Professor Dr. Holm Tiessen is director of the Inter-American Institute for Global Change Research in São Paulo, Brazil. The Canadian agronomist was awarded the Humboldt Research Award in 1998.
Interview with Holm Tiessen
There is now a general consensus on what has long been a matter of hot debate: global climate change is a reality. Humboldt Research Award Winner Holm Tiessen is director of a research institute in Brazil that deals with the international repercussions of rising temperatures. In this interview, he talks about the quest for alternative fuels, Europe's obligation to Brazil, and why it took the world so long to realise that it really is getting warmer.
Kosmos: Latin American countries are making a grand entrance as producers of climate-friendly biofuels. You do research on this topic in Brazil and warn about negative consequences. What are they?
Tiessen: Brazil is considered a pioneer of green energy, having gained expertise in ethanol production since the 1970s. It has become a model for Europe and North America, despite the fact that the Brazilian ethanol programme started out as a complete disaster. Rivers and even the coastal waters had a stench of fermented sugar cane. In the São Paulo area, one of the main sugar cane producing regions, you could not get within a hundred metres of the rivers because of the stink. Fish and other life had long disappeared. It took several years to come to grips with these environmental effects, for example by sprinkling the wastewater on farmland instead of dumping it into rivers. Growing worldwide demand for ethanol is now tempting countries like Brazil to produce more than the environment can cope with.
Kosmos: What about creating a sort of OPEC of biofuel-producing countries, keeping production at an ecologically compatible level while controlling prices to ensure that reticence is still worthwhile?
Tiessen: Tropical countries are climatically predestined for the production of biofuels. Their political systems, however, cannot guarantee environmentally sound control of the market. These states will give in to the temptation of making trillions of dollars with green energy.
Kosmos: In other words, the responsibility rests with the countries that buy this energy. What can they do?
Tiessen: We need a certification system to label green energy that was produced in an environmentally friendly way, like the systems that are already in place for tropical woods or Fair Trade. Detailed EU guidelines on the quality of food imports can trace checks and verifications all the way back to the individual farmer. Nobody can tell me that this could not work for biofuels. Above all, one of the main reasons for calling for green fuels is the moral argument of preserving a liveable environment for future generations. This moral argument should apply to future generations around the globe, and that includes countries like Brazil.
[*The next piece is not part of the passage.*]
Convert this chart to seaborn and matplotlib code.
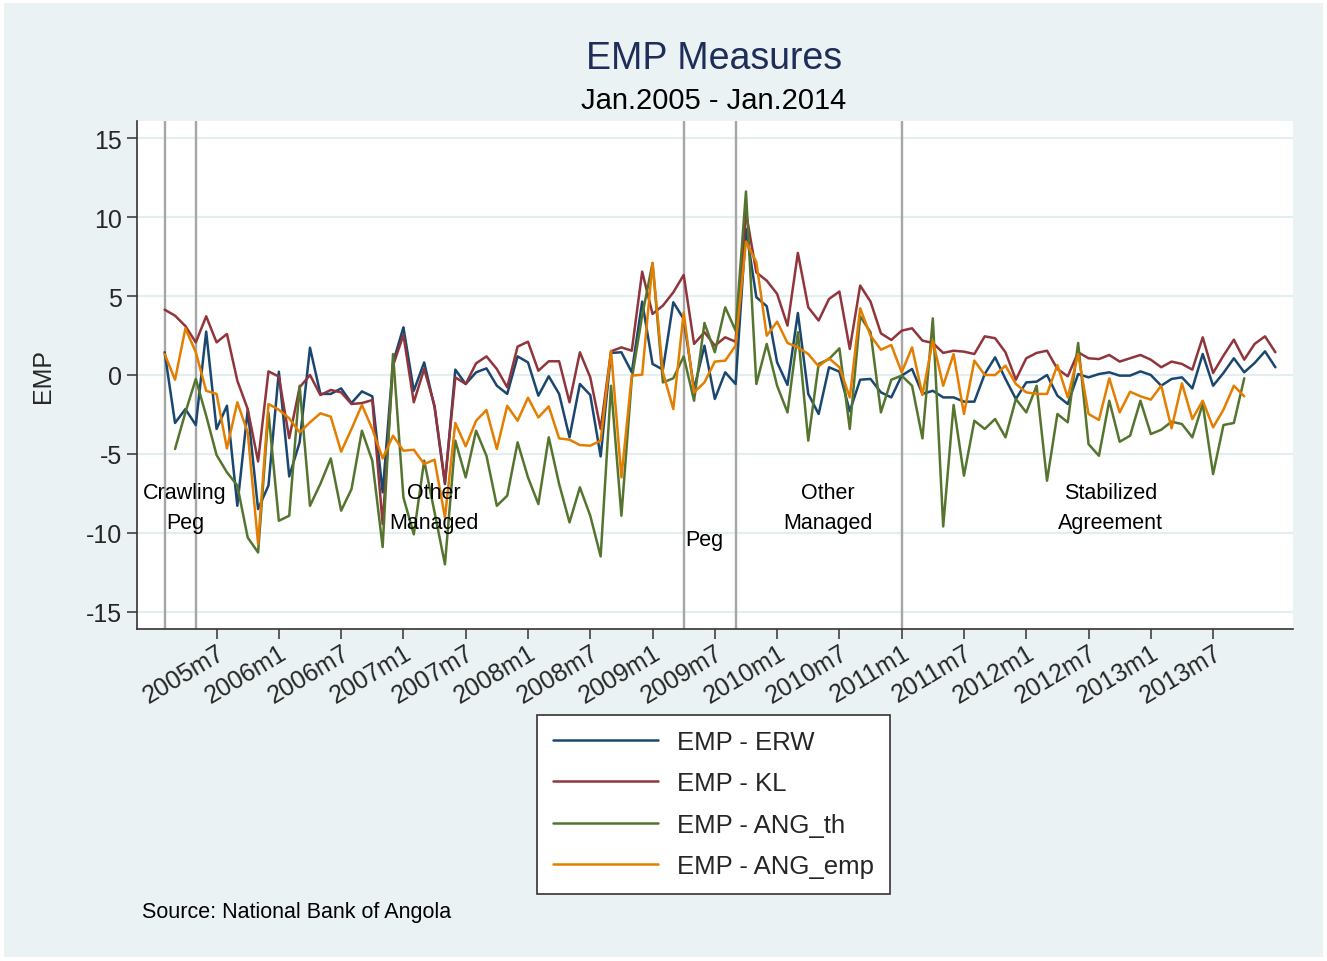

Kosmos: Global climate change has come a long way, from scientific hypothesis to politically accepted reality. What persuaded the sceptics?
Tiessen: Well, in the first place, the physical principles speak for themselves. If you pump carbon dioxide into the atmosphere and let the sun shine on it, temperatures rise. Add some methane to the equation, and it gets even warmer. More and more evidence has confirmed these basic principles: hot summers in Europe, ever more frequent and forceful hurricanes in different locations, rising temperature levels in the oceans.
Kosmos: Until recently, people still kept questioning this evidence, though. While Europe was groaning about the hottest summers and worst floods of the century, climate experts claimed this was statistically irrelevant. Why is climate change now considered to be a fact?
Tiessen: It was simply difficult to derive global climate change reliably from the myriad of local data. A NASA study published at the end of 2006, which convinced even the US government of the existence of climate change, is based on a detailed analysis of satellite data. It took a long time to compile it, for sheer technical reasons. The data came from different generations of satellites and had to be matched. Now the data are ready, have been evaluated, and confirm a significant change in temperature.
Kosmos: In many countries, scientists and the general public have been concerned for quite some time. Why were the politicians so hesitant?
Tiessen: That's correct, governments have been spurred on by public debate. It is wrong to assume, however, that they are only just now beginning to tackle the issue. In intergovernmental bodies like the Intergovernmental Panel on Climate Change (IPCC), for example, dialogue between science and governments has been conducted for about fifteen years but some governments, like that of the United States, just did not take it all seriously. This defensive attitude is understandable: If we were to radically curb our carbon dioxide emissions, it would challenge our lifestyles, economy, mobility, and personal convenience.